揚-赫爾措克身材高大,平時歡迎客人的時候,他總是露齒冷笑。今天,歡迎萊斯納爾的時候,他可不是這樣。
“來吧,到我的房間去。”
這位醫生走在前麵。像許多高大而瘦削的人一樣,他弓著背走路。在他那寬大的腳掌下麵,鑲木地板發出嘎吱嘎吱的響聲。
通常,在那些刷成白色的大房間裏,來看病的人絡繹不絕,今天卻非常寧靜,寧靜得像一個墓地。奇怪,候診室裏既沒有咳嗽聲,也沒有嬰兒們的哭鬧聲,什麼聲音也沒有。隻有人們走路時發出的嘎吱聲……
萊斯納爾更加不快了。
他恨不得馬上轉身,朝門奔去。出去。離開。可是他盡力控製自己。他已決心保持冷靜:在這種情況下,尤其應該保持清醒的頭腦。
揚把他安頓在供客人用的沙發椅裏,自己也向後倚靠,現在,他微笑了。可是,這不是他的微笑。或者至少不是迪特-萊斯納爾所熟悉的微笑。因為揚的這張臉迪特大熟悉了:深色的、濃密的眉毛和一雙深沉而深陷的眼睛,還有一張扁平的嘴,它有時候會讓人產生某種感傷。
是啊,20年前,就在他們一同在海德堡上大學的時候,他就熟悉揚的這張臉。那時,他倆在校外打工。揚這位未來的醫生在建築工地上,他,這位企業經濟學家,比揚稍微機敏一些,他駕車分送飲料……在一個上帝賜予的美好假日裏,他倆乘車到山裏去。揚教他爬山,盡管他厭惡懸崖絕壁、兩個峭壁之間的狹縫和其他的惡作劇。
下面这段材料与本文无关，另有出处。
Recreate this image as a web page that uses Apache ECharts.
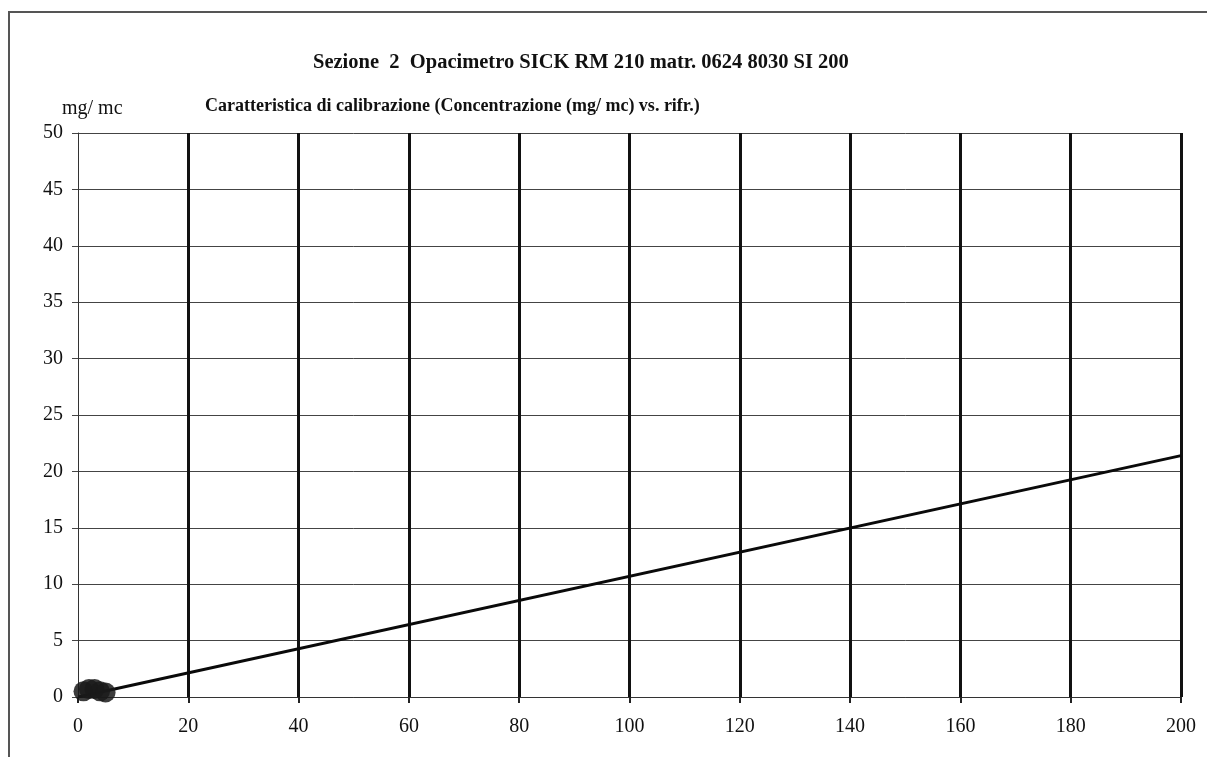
<!DOCTYPE html>
<html>
<head>
<meta charset="utf-8">
<script src="https://cdn.jsdelivr.net/npm/echarts@6/dist/echarts.min.js"></script>
<style>
  html, body { margin: 0; padding: 0; background: #fff; }
  #chart { width: 1207px; height: 757px; }
</style>
</head>
<body>
<div id="chart"></div>
<script>
// valori
const calibLine = [[0, 0], [200, 21.4]]
const measPoints = [[-0.3, 0.2], [1, 0.5], [2, 0.7], [3, 0.7], [4, 0.5], [5, 0.4]]
const xTicks = { min: 0, max: 200, interval: 20 }
const yTicks = { min: 0, max: 50, interval: 5 }

const serif = '"Liberation Serif", "DejaVu Serif", serif'

const chart = echarts.init(document.getElementById('chart'))

const option = {
  backgroundColor: '#fff',
  animation: false,
  grid: { left: 78, right: 26, top: 133, bottom: 60 },
  graphic: [
    {
      type: 'polyline',
      shape: { points: [[9, 757], [9, 12], [1207, 12]] },
      style: { stroke: '#555', lineWidth: 2, fill: null }
    },
    {
      type: 'text', left: 313, top: 52,
      style: { text: 'Sezione  2  Opacimetro SICK RM 210 matr. 0624 8030 SI 200', font: 'bold 20.5px ' + serif, fill: '#111' }
    },
    {
      type: 'text', left: 205, top: 97,
      style: { text: 'Caratteristica di calibrazione (Concentrazione (mg/ mc) vs. rifr.)', font: 'bold 18px ' + serif, fill: '#111' }
    },
    {
      type: 'text', left: 62, top: 99,
      style: { text: 'mg/ mc', font: '20px ' + serif, fill: '#111' }
    }
  ],
  xAxis: {
    type: 'value',
    min: xTicks.min,
    max: xTicks.max,
    interval: xTicks.interval,
    axisLine: { show: true, onZero: false, lineStyle: { color: '#333', width: 1 } },
    axisTick: { show: true, length: 6, lineStyle: { color: '#222', width: 2 } },
    axisLabel: { color: '#111', fontSize: 20, fontFamily: serif, margin: 20 },
    splitLine: { show: true, showMinLine: false, lineStyle: { color: '#111', width: 3 } }
  },
  yAxis: {
    type: 'value',
    min: yTicks.min,
    max: yTicks.max,
    interval: yTicks.interval,
    axisLine: { show: true, onZero: false, lineStyle: { color: '#333', width: 1 } },
    axisTick: { show: true, length: 6, lineStyle: { color: '#444', width: 1 } },
    axisLabel: { color: '#111', fontSize: 20, fontFamily: serif, margin: 15 },
    splitLine: { show: true, lineStyle: { color: '#444', width: 1 } }
  },
  series: [
    {
      type: 'line',
      data: calibLine,
      symbol: 'none',
      lineStyle: { color: '#0a0a0a', width: 3 },
      z: 3
    },
    {
      type: 'scatter',
      data: measPoints,
      symbol: 'circle',
      symbolSize: 20,
      itemStyle: { color: '#1a1a1a', opacity: 0.85 },
      z: 4
    }
  ]
}

chart.setOption(option)
</script>
</body>
</html>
盡管這樣,他還是費力地爬上山坡;是啊,他沒有別的辦法。那時,揚是他唯一的朋友。
如果仔細地想一下,今天揚仍舊是他唯一的朋友。
揚——這唯一的朋友!唯一值得他信賴的朋友。
他開始說話。他簡要地敘述了他所經曆的發生在斯托爾貝克的整個災難,而且對揚並沒有用插入的提問打斷他而感到驚異。揚隻是目不轉睛地看著他。當萊斯納爾講完的時候;他抱怨他的藥片。